September 19, 2010
The EU was not alone in daring to criticize Sarkozy and his interior minister for actions that, as stated in a French government directive to local prefects, was a clearly racist policy of collective punishment. Among those condemning the practice of herding people onto planes without indicting any of them for criminal offenses are the United States and the Vatican, neither of which is without sins of it own, the United Nations, every human rights group in the western world and most of the world’s press.
Lining up with Sarkozy, inevitably, is Silvio Berlusconi of Italy. The former crooner’s latter day brownshirts burned a Gypsy encampment in October 2007 and expelled its inhabitants, following the murder of an Italian woman. The culprit, whether a Gypsy or an Italian or someone else, was never caught. If there was any evidence, it disappeared in the police conflagration that reminded some people of fascist destruction of Europe’s Jewish ghettos two generations back. Berlusconi praised “Franco-Italian convergence” on what he called “the Roma problem.” The Roma problem? Is that like the “Jewish problem” of 1930s Germany? Or the “Negro problem” of 1960s America? Or the “Indian problem” of America in the 19th century? Or, indeed, Russia’s “Chechen problem” in our time?
The problem is not the Roma, who have been abused and mistreated throughout Europe for centuries. European Union money earmarked for improving their lives in Romania, so that they would not have to emigrate to find work and live in houses without rats, disappeared into the post-Ceaucescu kleptocratic pockets. Gypsy life in Bulgaria, the other EU member state to which Sarkozy is deporting them, is little better. The problem in Europe was never the Jews or the Gypsies. It was the Europeans who were suspicious of the Other in their societies. The Negro and Indian “problems” in America can be defined as the “white problem” for people whose lives were marginalized and were uppity enough to demand fair treatment. Russia has no Chechen “problem.” There is a Russian problem in Chechnya, whose population demanded independence from the post-Soviet empire.

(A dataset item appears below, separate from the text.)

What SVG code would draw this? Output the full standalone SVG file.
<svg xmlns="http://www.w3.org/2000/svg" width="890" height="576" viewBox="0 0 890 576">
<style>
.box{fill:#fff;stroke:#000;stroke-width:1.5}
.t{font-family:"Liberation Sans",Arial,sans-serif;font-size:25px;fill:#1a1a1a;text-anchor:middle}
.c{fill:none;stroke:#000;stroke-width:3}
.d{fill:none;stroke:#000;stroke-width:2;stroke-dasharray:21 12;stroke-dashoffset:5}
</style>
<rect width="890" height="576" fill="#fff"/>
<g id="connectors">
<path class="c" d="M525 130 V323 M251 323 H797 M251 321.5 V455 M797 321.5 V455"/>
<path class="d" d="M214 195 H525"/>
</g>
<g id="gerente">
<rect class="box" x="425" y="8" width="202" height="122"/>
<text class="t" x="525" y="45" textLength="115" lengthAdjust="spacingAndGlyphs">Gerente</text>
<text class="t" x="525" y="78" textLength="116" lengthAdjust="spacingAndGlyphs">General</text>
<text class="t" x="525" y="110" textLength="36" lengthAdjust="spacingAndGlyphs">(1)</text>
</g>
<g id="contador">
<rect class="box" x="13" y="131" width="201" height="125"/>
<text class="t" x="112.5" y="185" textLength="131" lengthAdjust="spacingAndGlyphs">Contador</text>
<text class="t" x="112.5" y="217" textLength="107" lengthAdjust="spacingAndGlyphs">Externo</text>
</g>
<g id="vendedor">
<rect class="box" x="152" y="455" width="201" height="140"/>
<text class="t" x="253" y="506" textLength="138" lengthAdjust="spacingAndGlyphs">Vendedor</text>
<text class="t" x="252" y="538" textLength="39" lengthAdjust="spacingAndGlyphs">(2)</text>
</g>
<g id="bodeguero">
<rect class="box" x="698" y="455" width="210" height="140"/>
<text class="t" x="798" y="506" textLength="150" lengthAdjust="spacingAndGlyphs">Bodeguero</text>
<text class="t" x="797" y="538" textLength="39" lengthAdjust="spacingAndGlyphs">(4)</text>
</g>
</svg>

Mme. Reding is right. Sarkozy’s squalid selection of Gypsies for special, collective treatment is beneath contempt. It is a populist measure designed, as a few French officials have admitted and as leaked documents have shown, to divert attention from the Bettancourt scandal. That sorry tale involved post-prandial passing of white envelopes stuffed with Euro notes for Sarkozy’s party regulars. Sarkozy may stem the dive in his popularity with attacks on defenseless Gypsies that are proving popular with much of his electorate. Then again, Maréchal Pétain’s policy of turning Jews and Gypsies over to the Germans was popular among his supporters in Vichy. Mayor Daley, who distracted voters from corruption alegations with swipes at African-Americans who demanded their rights, would have been proud.